The most innovative thing about the Kindle Paperwhite is the front-lit screen with what Amazon is calling "light guide" technology. The display is made up of three layers: the E Ink display (innermost), the capacitive touch screen (middle) and the light guide (outermost) layers. The display layer is similar to previous Kindle displays, but with improved resolution and contrast. The multi-touch screen is a step up from the Kindle Touch's infrared (IR) touch screen. And the light guide is something new altogether.
There are four tiny LEDs built into the bezel at the bottom of the device's screen. These tiny lights point toward the display, and the light guide layer disperses the light across the entire screen. This top layer has been described by Amazon as being akin to a fiber optic cable flattened out into a sheet. It's imprinted with what they refer to as "nanoscale optical diffractive patterns" that direct the light across the screen and cause it to come out in certain areas, distributing it as evenly as possible downward onto the display. The imprinted guide pattern changes as it travels away from the light source in a way that ensures near-uniform distribution despite the fact that it's all coming from the bottom of the screen.

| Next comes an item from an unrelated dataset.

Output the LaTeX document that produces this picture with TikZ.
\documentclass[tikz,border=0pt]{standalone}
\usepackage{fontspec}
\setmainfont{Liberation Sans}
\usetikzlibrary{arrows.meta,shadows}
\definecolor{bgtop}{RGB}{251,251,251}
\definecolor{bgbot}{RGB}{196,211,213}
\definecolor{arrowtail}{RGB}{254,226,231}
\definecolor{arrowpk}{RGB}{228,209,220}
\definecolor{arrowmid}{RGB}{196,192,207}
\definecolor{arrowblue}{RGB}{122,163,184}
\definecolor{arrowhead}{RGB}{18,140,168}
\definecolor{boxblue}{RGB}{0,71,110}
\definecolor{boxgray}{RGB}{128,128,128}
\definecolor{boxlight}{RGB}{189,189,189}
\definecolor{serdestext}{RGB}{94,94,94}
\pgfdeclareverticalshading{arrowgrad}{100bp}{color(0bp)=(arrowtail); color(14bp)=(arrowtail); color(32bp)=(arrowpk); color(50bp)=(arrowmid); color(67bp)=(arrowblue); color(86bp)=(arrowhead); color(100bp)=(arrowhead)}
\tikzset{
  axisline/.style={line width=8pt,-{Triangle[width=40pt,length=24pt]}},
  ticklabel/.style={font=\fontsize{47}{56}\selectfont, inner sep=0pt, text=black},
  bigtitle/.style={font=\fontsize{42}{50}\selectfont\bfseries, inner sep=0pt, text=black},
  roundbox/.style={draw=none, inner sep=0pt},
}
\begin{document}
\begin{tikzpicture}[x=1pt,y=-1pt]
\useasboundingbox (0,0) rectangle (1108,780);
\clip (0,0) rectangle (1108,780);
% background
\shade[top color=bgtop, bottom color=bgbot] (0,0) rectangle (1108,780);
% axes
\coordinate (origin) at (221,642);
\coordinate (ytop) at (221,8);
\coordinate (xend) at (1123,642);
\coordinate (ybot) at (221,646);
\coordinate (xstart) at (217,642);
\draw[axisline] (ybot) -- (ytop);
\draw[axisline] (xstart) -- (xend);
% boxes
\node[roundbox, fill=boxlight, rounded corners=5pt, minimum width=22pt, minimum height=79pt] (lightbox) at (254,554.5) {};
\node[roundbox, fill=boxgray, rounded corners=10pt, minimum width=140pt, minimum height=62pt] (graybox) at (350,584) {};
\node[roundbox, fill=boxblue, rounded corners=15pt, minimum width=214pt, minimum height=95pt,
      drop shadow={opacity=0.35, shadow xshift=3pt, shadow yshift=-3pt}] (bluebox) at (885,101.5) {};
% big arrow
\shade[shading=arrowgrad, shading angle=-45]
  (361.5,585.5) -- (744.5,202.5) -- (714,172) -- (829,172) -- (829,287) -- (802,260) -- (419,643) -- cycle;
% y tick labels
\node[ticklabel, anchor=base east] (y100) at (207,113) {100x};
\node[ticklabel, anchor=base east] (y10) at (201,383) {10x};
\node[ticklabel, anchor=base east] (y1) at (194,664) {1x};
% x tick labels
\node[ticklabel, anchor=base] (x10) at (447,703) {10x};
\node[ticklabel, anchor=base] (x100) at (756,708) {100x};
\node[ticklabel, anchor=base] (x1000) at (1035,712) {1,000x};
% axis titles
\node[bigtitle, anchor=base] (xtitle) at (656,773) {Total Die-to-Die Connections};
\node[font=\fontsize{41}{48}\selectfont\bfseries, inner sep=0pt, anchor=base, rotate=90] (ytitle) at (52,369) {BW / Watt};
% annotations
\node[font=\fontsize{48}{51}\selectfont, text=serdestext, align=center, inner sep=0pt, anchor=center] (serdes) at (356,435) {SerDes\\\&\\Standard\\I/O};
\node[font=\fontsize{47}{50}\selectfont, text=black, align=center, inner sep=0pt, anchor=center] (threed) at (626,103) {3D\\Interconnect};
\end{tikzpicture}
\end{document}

Lights usually prove to be a power drain, but battery life has been preserved by using low-power LEDs and engineering the device to use them efficiently. You can choose from 24 different levels of brightness, and even at the lowest, the lights are still on. The LEDs only go off when you turn the device off. This illumination allows you to use the Kindle Paperwhite in a number of settings, from bright outdoor sunlight to complete and utter darkness and everything in between. No other device on the market as of spring 2013 has a screen quite like it, although there are other e-readers with lit screens.
Amazon and fans of the technology contend that E Ink displays are easier on the eyes than back-lit LCD screens, which generally have LEDs that shine light toward your eyes. Amazon also states that the Paperwhite preserves the more paper-like nature of E Ink because the light guide shines the light inward toward the screen instead of outward. Anecdotally, people do find E Ink, as well as this front-lit screen, more pleasant and comfortable to view than a typically back-lit tablet. But there is still some debate on the matter, and studies haven't yet found a definite link between LCD screens and eyestrain. Modern LCD screens apparently refresh at a rate faster than our eyes can even detect. Some people report having no more trouble reading on LCD tablets than they do on the computer screens that they stare at daily. And a recent study found that reading on E Ink and LCD devices produced similar eyestrain results, and that image quality and resolution might have more effect on eye fatigue levels than type of display [sources: Hoffelder, Siegenthaler].
Tablets, however, are more subject to glare due to their glossy screens, making bright-light reading difficult. In many cases, the reading comfort level of different types of devices might just boil down to things like photosensitivity, glare and personal preference.